The commission is set to vote on Chairman Julius Genachowski's proposal for shifting the focus of the $4.5 billion high-cost portion of the Universal Service Fund from landline phone service to broadband at next Thursday's open meeting.
"My concern is as we get closer to the end date, it appears to me that the answer to the question 'will rural areas be left behind' is going to be 'yes,' " Dorgan said in a Tuesday interview, noting that in many cases rural telecom firms serve very few customers per mile of line.
"If you build out the system to the rural reaches, you have to have a cost recovery system that justifies that," Dorgan said.
According to Dorgan's understanding of the plan the caps would be determined by the FCC at some point in the future, which he said would create uncertainty that could dissuade firms from building out their networks to rural customers.
"Why would you put that off?" Dorgan asked. "What they're suggesting is adopting a rule that would allow the staff to create the caps after the fact. We're talking about caps on the recovery of universal service funds, the lifeblood of small, rural telephone companies."

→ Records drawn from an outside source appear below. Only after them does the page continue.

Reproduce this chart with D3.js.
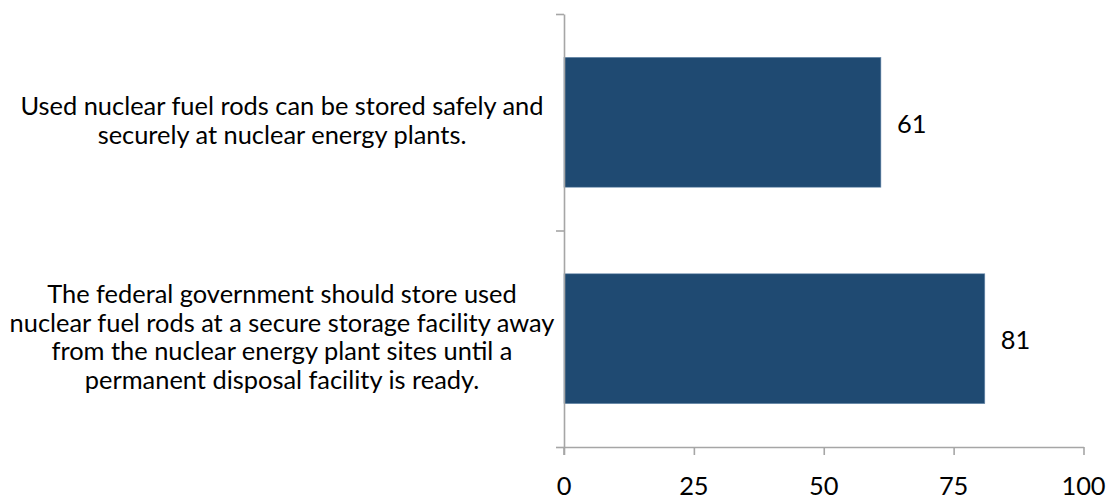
<!DOCTYPE html>
<html>
<head>
<meta charset="utf-8">
<script src="https://cdn.jsdelivr.net/npm/d3@7"></script>
<style>
  html, body { margin: 0; padding: 0; background: #fff; }
  svg { display: block; }
  text { font-family: Lato, "Open Sans", sans-serif; fill: #000; }
</style>
</head>
<body>
<svg id="chart" width="1106" height="501"></svg>
<script>
// ---- data ----
const categories = [
  ["Used nuclear fuel rods can be stored safely and", "securely at nuclear energy plants."],
  ["The federal government should store used", "nuclear fuel rods at a secure storage facility away", "from the nuclear energy plant sites until a", "permanent disposal facility is ready."]
];
const values = [61, 81];
const xTicks = [0, 25, 50, 75, 100];

// ---- layout ----
const W = 1106, H = 501;
const plot = { left: 564, right: 1083.5, top: 14, bottom: 447 };
const barColor = "#1f4a72";
const axisColor = "#a6a6a6";

const svg = d3.select("#chart");

const x = d3.scaleLinear().domain([0, 100]).range([plot.left, plot.right]);
const idx = categories.map((d, i) => i);
const y = d3.scaleBand().domain(idx).range([plot.top, plot.bottom]).paddingInner(0.4).paddingOuter(0.2);
const yB = d3.scaleLinear().domain([0, categories.length]).range([plot.top, plot.bottom]);

// font size fit (Calibri-like widths)
const probe = svg.append("text").attr("font-size", 24).text(categories[1][1]);
const natural = probe.node().getComputedTextLength();
probe.remove();
const fs = 24 * 545 / natural;
const lineH = 28.5;

// bars
svg.append("g").selectAll("rect").data(values).join("rect")
  .attr("x", x(0))
  .attr("y", (d, i) => y(i))
  .attr("width", d => x(d) - x(0))
  .attr("height", y.bandwidth())
  .attr("fill", barColor)
  .attr("stroke", "#6f8fb0")
  .attr("stroke-width", 0.6);

// value labels
svg.append("g").selectAll("text").data(values).join("text")
  .attr("x", d => x(d) + 16)
  .attr("y", (d, i) => y(i) + y.bandwidth() / 2 + 10.5)
  .attr("font-size", fs)
  .text(d => d);

// x axis
const xAxis = svg.append("g")
  .attr("transform", `translate(0,${plot.bottom})`)
  .call(d3.axisBottom(x).tickValues(xTicks).tickSize(8).tickSizeOuter(0).tickFormat(""));
xAxis.select(".domain").attr("stroke", axisColor).attr("stroke-width", 1.6);
xAxis.selectAll(".tick line").attr("stroke", axisColor).attr("stroke-width", 1.6);

svg.append("g").selectAll("text").data(xTicks).join("text")
  .attr("x", d => x(d))
  .attr("y", 495)
  .attr("text-anchor", "middle")
  .attr("font-size", fs)
  .text(d => d);

// y axis
const yAxis = svg.append("g")
  .attr("transform", `translate(${plot.left},0)`)
  .call(d3.axisLeft(yB).tickValues(d3.range(categories.length + 1)).tickSize(8).tickSizeOuter(0).tickFormat(""));
yAxis.select(".domain").attr("stroke", axisColor).attr("stroke-width", 1.6);
yAxis.selectAll(".tick line").attr("stroke", axisColor).attr("stroke-width", 1.6);
svg.append("line")
  .attr("x1", plot.left).attr("x2", plot.left)
  .attr("y1", plot.bottom).attr("y2", plot.bottom + 8)
  .attr("stroke", axisColor).attr("stroke-width", 1.6);

// category labels
const labels = svg.append("g").selectAll("text").data(categories).join("text")
  .attr("text-anchor", "middle")
  .attr("font-size", fs);
labels.each(function(lines, i) {
  const c = y(i) + y.bandwidth() / 2;
  d3.select(this).selectAll("tspan").data(lines).join("tspan")
    .attr("x", 282)
    .attr("y", (l, j) => c + (j - (lines.length - 1) / 2) * lineH + 7)
    .text(l => l);
});
</script>
</body>
</html>
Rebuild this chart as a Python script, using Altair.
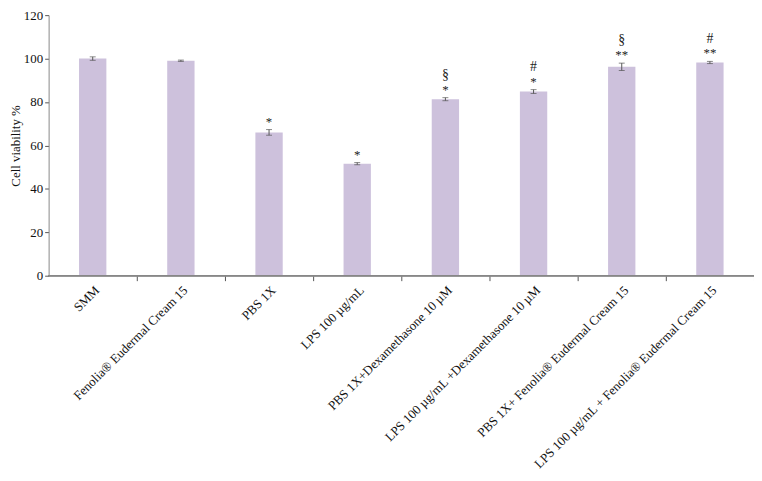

Dorgan said that if the FCC is looking to take apart the high-cost fund and transform it into a broadband subsidy, it must insure there are enough resources in the years ahead to sustain service.
Citing his own experience with the 1996 Telecommunications Act, Dorgan said universal service is beneficial to the entire country, not just rural customers, because anyone can use those networks when they travel across the country.
"The promise of universal service is very, very important. It's been around for decades," Dorgan said. "Everyone benefits from universal service, from everyone being able to have affordable service at comparable prices."
Dorgan currently serves as senior policy adviser and government affairs co-chairman at the Washington law firm Arent Fox, and as senior fellow at the Bipartisan Policy Center. He acknowledged doing some consulting work for rural phone companies since retiring from the Senate in January 2011.